The United States on Wednesday urged Japan, which has long been having good relations with Iran, to emulate Europe and take "strong measures" to punish Tehran over its controversial uranium-enrichment program.
"Japan imports a lot of oil from Iran, but the steps we are asking Tokyo to take would not interfere in any way with Japan's energy security, its imports of oil from Iran," Robert Einhorn, State Department special adviser for non-proliferation and arms control, told a press conference.
He said he had told Japanese officials in an earlier meeting "to look at the measures already adopted by the European Union."
"These are strong measures. Japanese adoption of these strong measures would not adversely affect the economy of Japan," said the official, who earlier visited South Korea to rally support for tough sanctions.
The U.S. prodding came a day after the Cabinet of Prime Minister Naoto Kan approved a set of additional measures against Iran, including a freeze on the assets of 40 organizations and ban on Iran's investment in Japanese companies that may have access to nuclear or missile technologies.
The sanctions against Iran are in line with a U.N. resolution and signals Japan's willingness to work closely with the United States and the European Union in taking punitive actions against Iran.

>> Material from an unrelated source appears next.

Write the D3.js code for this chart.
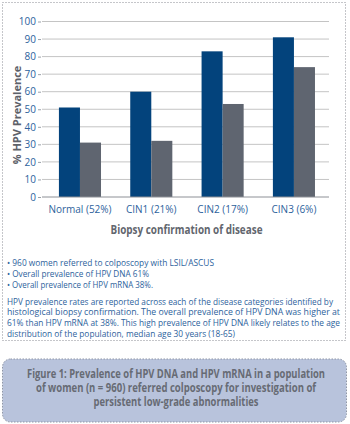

In addition to those U.N.-backed measures, Tokyo also said said it planned to announce additional punitive measures--as done by the United States and European nations--later this month.
Daniel Glaser, a senior Treasury official overseeing efforts to combat terrorist financing and financial crimes, said U.S. officials "look forward to (Japan's) next steps that go beyond its UN requirements."
But some Japanese officials have expressed concern about going too far in taking steps that could deteriorate trade relations with Iran, a major oil supplier to Japan.
The U.N. Security Council in June slapped a fourth set of sanctions on Iran over its refusal to halt its uranium enrichment work, part of a nuclear program which many Western nations say are a cover for acquiring nuclear weapons. However, Iran maintains that its nuclear program is for peaceful purposes.
The European Union last week announced additional sanctions, which were opposed by Russia and China, now Iran's closest trading partner, with major energy interests in the country.